Procédant par accumulations, Écho I fait état, en face, d’un autre type de parcours à obstacle. Cette œuvre murale est composée de diagonales alignées. Leur empreinte converge vers une ligne de force médiane. Les faisceaux s’accumulent en chassés-croisés alternant avec des fonds nuageux brossés de variantes de bleu. Ces grilles s’assemblent en un triangle inversé. Vers le haut, les rayures adoptent des tons plus sombres. Passant au clair, elles se propulsent vers le bas. Le réseau de ces rayures semble à la fois se briser et se prolonger. Devant son improbable clone Dazzle, cette peinture murale se fait emblématique du goût de Pierre Blanchette pour la composition atypique. Celle-ci intègre tout et son contraire avec ses pans géométriques, ses tracés linéaires et gestuels, ses lignes et ses larges touches, ses aplats délimités et ses tracés en lavis. Rien n’est proscrit, ni l’ornement, ni la répétition, ni la surprise de la forme brisée, ni les déséquilibres latents.

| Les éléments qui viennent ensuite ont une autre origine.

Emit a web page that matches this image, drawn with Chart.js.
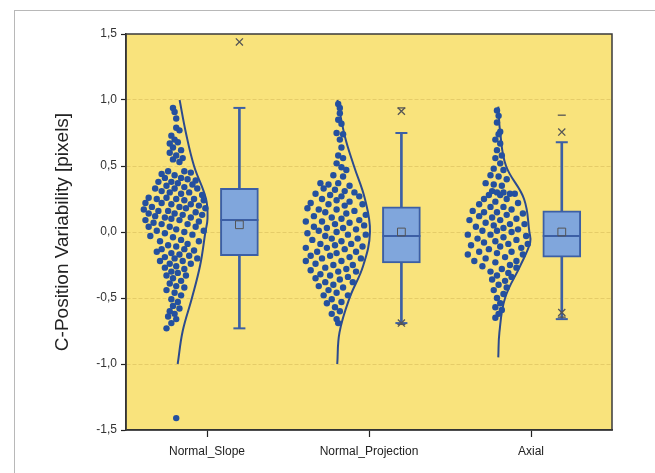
<!DOCTYPE html>
<html lang="en">
<head>
    <meta charset="UTF-8">
    <title>C-Position Variability</title>
    <script src="https://cdn.jsdelivr.net/npm/chart.js"></script>
    <style>
        body {
            margin: 0;
            background: #fff;
        }
        #wrap {
            position: relative;
            width: 655px;
            height: 473px;
        }
        #frame {
            position: absolute;
            left: 14px;
            top: 10px;
            width: 700px;
            height: 500px;
            border: 1px solid #b8b8b8;
            pointer-events: none;
        }
    </style>
</head>
<body>
<div id="wrap">
    <canvas id="chart" width="655" height="473"></canvas>
    <div id="frame"></div>
</div>

<script>
    const categories = ['Normal_Slope', 'Normal_Projection', 'Axial'];
    const catPos = [0.5, 1.5, 2.5];
    const boxPos = [0.70, 1.70, 2.69];

    const whiskerHi = [0.94, 0.75, 0.68];
    const q3 = [0.33, 0.19, 0.16];
    const median = [0.09, -0.03, -0.03];
    const q1 = [-0.18, -0.235, -0.19];
    const whiskerLo = [-0.73, -0.69, -0.66];
    const means = [0.055, 0.0, 0.0];
    const maxMarks = [1.44, 0.915, 0.757];
    const minMarks = [null, -0.69, -0.61];
    const pctHi = [null, 0.94, 0.885];
    const pctLo = [null, -0.70, -0.645];

    // jittered raw points [x, y]
    const slopePts = [
        [0.29,0.94],[0.30,0.91],[0.31,0.86],[0.31,0.79],[0.33,0.77],[0.28,0.73],[0.30,0.70],[0.27,0.67],[0.32,0.68],[0.29,0.64],
        [0.34,0.62],[0.27,0.60],[0.31,0.58],[0.35,0.56],[0.29,0.55],[0.33,0.53],
        [0.22,0.44],[0.26,0.46],[0.36,0.46],[0.40,0.45],[0.30,0.43],[0.24,0.41],[0.34,0.41],[0.38,0.40],[0.43,0.39],[0.20,0.38],
        [0.28,0.38],[0.32,0.37],[0.41,0.36],[0.25,0.35],[0.36,0.34],[0.18,0.33],[0.30,0.33],[0.44,0.33],[0.22,0.31],[0.27,0.30],
        [0.39,0.30],[0.34,0.29],[0.47,0.28],
        [0.14,0.26],[0.19,0.25],[0.25,0.26],[0.31,0.25],[0.36,0.24],[0.42,0.25],[0.48,0.24],[0.12,0.22],[0.22,0.22],[0.28,0.21],
        [0.40,0.21],[0.45,0.20],[0.16,0.19],[0.33,0.19],[0.37,0.18],[0.49,0.18],[0.11,0.17],[0.20,0.16],[0.26,0.16],[0.43,0.15],
        [0.14,0.14],[0.30,0.14],[0.35,0.13],[0.47,0.13],[0.18,0.12],[0.24,0.11],[0.40,0.11],[0.28,0.10],[0.12,0.09],[0.33,0.09],
        [0.45,0.08],
        [0.17,0.07],[0.22,0.06],[0.38,0.06],[0.14,0.04],[0.27,0.04],[0.43,0.04],[0.31,0.02],[0.19,0.01],[0.36,0.00],[0.48,0.01],
        [0.24,-0.01],[0.41,-0.02],[0.15,-0.03],[0.29,-0.04],[0.34,-0.06],[0.21,-0.07],[0.45,-0.07],[0.38,-0.09],
        [0.26,-0.10],[0.31,-0.11],[0.22,-0.13],[0.36,-0.13],[0.42,-0.14],[0.19,-0.15],[0.28,-0.16],[0.33,-0.17],[0.39,-0.18],
        [0.24,-0.19],[0.30,-0.20],[0.44,-0.20],[0.21,-0.22],[0.35,-0.22],[0.27,-0.24],[0.40,-0.24],[0.31,-0.26],[0.24,-0.27],
        [0.36,-0.28],
        [0.28,-0.30],[0.32,-0.31],[0.25,-0.33],[0.37,-0.33],[0.29,-0.35],[0.34,-0.37],[0.27,-0.39],[0.31,-0.41],[0.36,-0.42],
        [0.25,-0.44],[0.30,-0.46],[0.34,-0.48],
        [0.28,-0.51],[0.32,-0.53],[0.29,-0.56],[0.33,-0.58],[0.27,-0.60],[0.30,-0.62],[0.26,-0.64],[0.31,-0.66],[0.28,-0.69],
        [0.25,-0.73],
        [0.31,-1.41]
    ];

    const projectionPts = [
        [1.31,0.97],[1.32,0.94],[1.32,0.90],[1.31,0.85],[1.33,0.82],[1.30,0.75],[1.34,0.74],[1.32,0.70],[1.33,0.64],[1.31,0.58],
        [1.34,0.56],[1.30,0.52],[1.33,0.49],[1.36,0.47],[1.28,0.43],[1.34,0.42],
        [1.20,0.37],[1.25,0.36],[1.31,0.37],[1.38,0.35],[1.22,0.33],[1.29,0.32],[1.35,0.31],[1.41,0.30],[1.17,0.29],[1.26,0.28],
        [1.33,0.27],[1.44,0.27],[1.21,0.25],[1.30,0.24],[1.38,0.23],[1.14,0.22],[1.25,0.21],[1.35,0.20],[1.46,0.21],
        [1.12,0.18],[1.19,0.17],[1.30,0.17],[1.41,0.16],[1.23,0.15],[1.36,0.14],[1.48,0.13],[1.16,0.12],[1.27,0.11],[1.33,0.10],
        [1.44,0.09],[1.11,0.08],[1.21,0.08],[1.38,0.07],[1.29,0.06],[1.47,0.05],[1.16,0.04],[1.24,0.03],[1.34,0.03],[1.42,0.02],
        [1.19,0.01],[1.30,0.00],
        [1.12,-0.01],[1.37,-0.02],[1.48,-0.02],[1.23,-0.03],[1.27,-0.05],[1.43,-0.05],[1.15,-0.06],[1.33,-0.07],[1.20,-0.09],
        [1.39,-0.09],[1.29,-0.10],[1.46,-0.11],[1.11,-0.12],[1.24,-0.12],[1.35,-0.13],[1.18,-0.15],[1.42,-0.15],[1.30,-0.16],
        [1.14,-0.18],[1.26,-0.18],[1.38,-0.19],[1.21,-0.20],[1.45,-0.20],
        [1.11,-0.22],[1.33,-0.22],[1.17,-0.24],[1.28,-0.25],[1.40,-0.25],[1.23,-0.27],[1.36,-0.28],[1.14,-0.29],[1.31,-0.30],
        [1.42,-0.30],[1.20,-0.32],[1.26,-0.33],[1.37,-0.34],[1.17,-0.35],[1.32,-0.36],[1.23,-0.38],[1.40,-0.38],[1.28,-0.40],
        [1.19,-0.41],[1.34,-0.42],
        [1.25,-0.44],[1.30,-0.46],[1.22,-0.48],[1.37,-0.48],[1.27,-0.51],[1.33,-0.53],[1.24,-0.54],[1.29,-0.57],[1.32,-0.60],
        [1.27,-0.62],[1.30,-0.66],[1.31,-0.69]
    ];

    const axialPts = [
        [2.29,0.92],[2.30,0.88],[2.29,0.83],[2.31,0.76],[2.30,0.74],[2.28,0.70],[2.31,0.67],[2.29,0.62],[2.32,0.58],[2.28,0.56],
        [2.31,0.52],[2.27,0.48],[2.33,0.47],[2.25,0.43],[2.30,0.42],[2.35,0.40],
        [2.22,0.37],[2.27,0.36],[2.32,0.35],[2.26,0.31],[2.29,0.30],[2.33,0.30],[2.37,0.29],[2.40,0.29],[2.24,0.28],[2.31,0.28],
        [2.21,0.25],[2.35,0.25],[2.28,0.23],[2.42,0.22],[2.18,0.21],
        [2.25,0.19],[2.33,0.19],[2.38,0.17],[2.14,0.16],[2.21,0.15],[2.29,0.15],[2.45,0.14],[2.35,0.13],[2.18,0.12],[2.26,0.11],
        [2.41,0.10],[2.12,0.09],[2.31,0.09],[2.22,0.07],[2.37,0.06],[2.46,0.06],[2.27,0.05],[2.16,0.04],[2.33,0.03],[2.42,0.02],
        [2.20,0.01],[2.29,0.01],[2.38,0.00],
        [2.11,-0.02],[2.25,-0.02],[2.47,-0.03],[2.33,-0.04],[2.17,-0.05],[2.41,-0.06],[2.28,-0.07],[2.21,-0.08],[2.36,-0.09],
        [2.48,-0.09],[2.13,-0.10],[2.31,-0.11],[2.44,-0.12],[2.24,-0.13],[2.18,-0.15],[2.38,-0.15],[2.29,-0.16],[2.11,-0.17],
        [2.45,-0.17],[2.34,-0.19],[2.22,-0.20],
        [2.15,-0.22],[2.41,-0.22],[2.28,-0.23],[2.37,-0.25],[2.20,-0.26],[2.32,-0.28],[2.41,-0.27],[2.25,-0.30],[2.36,-0.31],
        [2.29,-0.33],[2.38,-0.34],[2.26,-0.36],[2.34,-0.37],[2.30,-0.40],
        [2.35,-0.42],[2.27,-0.44],[2.33,-0.47],[2.29,-0.50],[2.31,-0.54],[2.28,-0.57],[2.32,-0.59],[2.30,-0.62],[2.28,-0.65]
    ];

    // distribution curves [x, y]
    const slopeCurve = [[0.331,1.0],[0.37,0.75],[0.42,0.5],[0.494,0.25],[0.503,0.1],[0.49,0.0],[0.458,-0.25],[0.407,-0.5],[0.35,-0.75],[0.319,-1.0]];
    const projectionCurve = [[1.305,1.0],[1.352,0.72],[1.407,0.5],[1.475,0.25],[1.506,0.0],[1.463,-0.26],[1.38,-0.5],[1.318,-0.76],[1.304,-1.0]];
    const axialCurve = [[2.298,0.95],[2.31,0.75],[2.346,0.5],[2.457,0.25],[2.49,0.0],[2.495,-0.08],[2.432,-0.26],[2.34,-0.5],[2.305,-0.76],[2.298,-0.95]];

    const dotColor = '#24509f';
    const lineColor = '#2c4a8e';
    const boxEdge = '#3c5fa5';
    const markColor = '#555555';

    const toXY = arr => arr.map(p => ({ x: p[0], y: p[1] }));
    const atBoxes = vals => boxPos.map((x, i) => ({ x: x, y: vals[i] })).filter(p => p.y !== null);

    const plotBackground = {
        id: 'plotBackground',
        beforeDraw(chart) {
            const { ctx, chartArea } = chart;
            ctx.save();
            ctx.fillStyle = '#f9e37c';
            ctx.fillRect(chartArea.left, chartArea.top, chartArea.right - chartArea.left, chartArea.bottom - chartArea.top);
            ctx.restore();
        },
        afterDraw(chart) {
            const { ctx, chartArea } = chart;
            ctx.save();
            ctx.strokeStyle = '#3a3a3a';
            ctx.lineWidth = 1.5;
            ctx.strokeRect(chartArea.left, chartArea.top, chartArea.right - chartArea.left, chartArea.bottom - chartArea.top);
            ctx.restore();
        }
    };

    function curveSet(data) {
        return {
            type: 'scatter',
            data: toXY(data),
            showLine: true,
            tension: 0.4,
            borderColor: lineColor,
            borderWidth: 2,
            pointRadius: 0,
            order: 3
        };
    }

    function dotSet(data) {
        return {
            type: 'scatter',
            data: toXY(data),
            backgroundColor: dotColor,
            borderWidth: 0,
            pointRadius: 3.2,
            order: 2
        };
    }

    new Chart(document.getElementById('chart'), {
        type: 'scatter',
        data: {
            datasets: [
                {
                    type: 'bar',
                    data: boxPos.map((x, i) => ({ x: x, y: [whiskerLo[i], whiskerHi[i]] })),
                    backgroundColor: boxEdge,
                    borderWidth: 0,
                    barThickness: 2,
                    grouped: false,
                    order: 10
                },
                {
                    type: 'bar',
                    data: boxPos.map((x, i) => ({ x: x, y: [q1[i], q3[i]] })),
                    backgroundColor: '#80a6dc',
                    borderColor: boxEdge,
                    borderWidth: 2,
                    borderSkipped: false,
                    barThickness: 38,
                    grouped: false,
                    order: 9
                },
                {
                    data: atBoxes(median),
                    pointStyle: 'line',
                    pointRadius: 19,
                    borderColor: boxEdge,
                    borderWidth: 2,
                    order: 5
                },
                {
                    data: atBoxes(whiskerHi).concat(atBoxes(whiskerLo)),
                    pointStyle: 'line',
                    pointRadius: 6,
                    borderColor: boxEdge,
                    borderWidth: 2,
                    order: 5
                },
                {
                    data: atBoxes(means),
                    pointStyle: 'rect',
                    pointRadius: 5.5,
                    backgroundColor: 'rgba(0,0,0,0)',
                    borderColor: markColor,
                    borderWidth: 1,
                    order: 4
                },
                {
                    data: atBoxes(maxMarks).concat(atBoxes(minMarks)),
                    pointStyle: 'crossRot',
                    pointRadius: 5,
                    borderColor: markColor,
                    borderWidth: 1.3,
                    order: 4
                },
                {
                    data: atBoxes(pctHi).concat(atBoxes(pctLo)),
                    pointStyle: 'line',
                    pointRadius: 4,
                    borderColor: markColor,
                    borderWidth: 1.3,
                    order: 4
                },
                curveSet(slopeCurve),
                curveSet(projectionCurve),
                curveSet(axialCurve),
                dotSet(slopePts),
                dotSet(projectionPts),
                dotSet(axialPts)
            ]
        },
        options: {
            responsive: false,
            animation: false,
            layout: {
                padding: { left: 47, top: 34, right: 43, bottom: 0 }
            },
            plugins: {
                legend: { display: false },
                tooltip: { enabled: false }
            },
            scales: {
                x: {
                    type: 'linear',
                    min: 0,
                    max: 3,
                    offset: false,
                    afterBuildTicks: scale => {
                        scale.ticks = catPos.map(v => ({ value: v }));
                    },
                    afterFit: scale => {
                        scale.height = 43;
                    },
                    ticks: {
                        autoSkip: false,
                        maxRotation: 0,
                        padding: 7,
                        color: '#222',
                        font: { family: 'Liberation Sans', size: 12 },
                        callback: (value) => categories[catPos.indexOf(value)]
                    },
                    grid: {
                        offset: false,
                        drawOnChartArea: false,
                        tickLength: 7,
                        tickColor: '#222',
                        tickWidth: 1.2
                    },
                    border: { color: '#222', width: 1.5 }
                },
                y: {
                    min: -1.5,
                    max: 1.5,
                    afterFit: scale => {
                        scale.width = 79;
                    },
                    ticks: {
                        stepSize: 0.5,
                        padding: 4,
                        color: '#333',
                        font: { family: 'Liberation Sans', size: 12 },
                        callback: v => v.toFixed(1).replace('.', ',')
                    },
                    grid: {
                        color: ctx => (ctx.tick && Math.abs(ctx.tick.value) === 1.5) ? 'rgba(0,0,0,0)' : 'rgba(205,175,80,0.45)',
                        lineWidth: 1,
                        tickLength: 5,
                        tickColor: '#222',
                        tickWidth: 1.2
                    },
                    border: { color: '#222', width: 1.5, dash: [4, 2] },
                    title: {
                        display: true,
                        text: 'C-Position Variability [pixels]',
                        color: '#222',
                        font: { family: 'Liberation Sans', size: 19 }
                    }
                }
            }
        },
        plugins: [plotBackground]
    });
</script>
</body>
</html>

Le titre donne une parole à une œuvre dualiste. Écho. Celui par exemple d’une onde de choc émise, qui revient après avoir été réfléchie par un obstacle. La reprise en différé suppose une sorte de déformation du son ou du signal ainsi prolongé. D’un mur à l’autre, ces deux composantes séparées partagent une même identité. Il est rare cependant qu’une telle œuvre engendre, par la résonance de ses deux volets à la fois si proches et si différenciés, une expérience aussi dissemblable du double.
Ici, entre ces deux volets mais aussi dans chacun d’eux, le jeu de tous ces éléments et leurs rapports concrétisent les mouvements de l’approche. Dans la façon dont ce dispositif concentre et diffracte le regard, quelque chose semble à la fois provoquer et retarder le moment où le spectateur se fige dans la contemplation. Après s’être ouvert sur la perception du réel, de la salle d’exposition, de la position du spectateur et des composantes mêmes de la peinture, l’état de conscience glisse vers l’acte même de peindre en oscillant lentement vers une revendication de l’imaginaire, ou plutôt de la confrontation active de deux imaginaires. Celui du regardeur et celui du peintre. Et ce, en d’autres échos.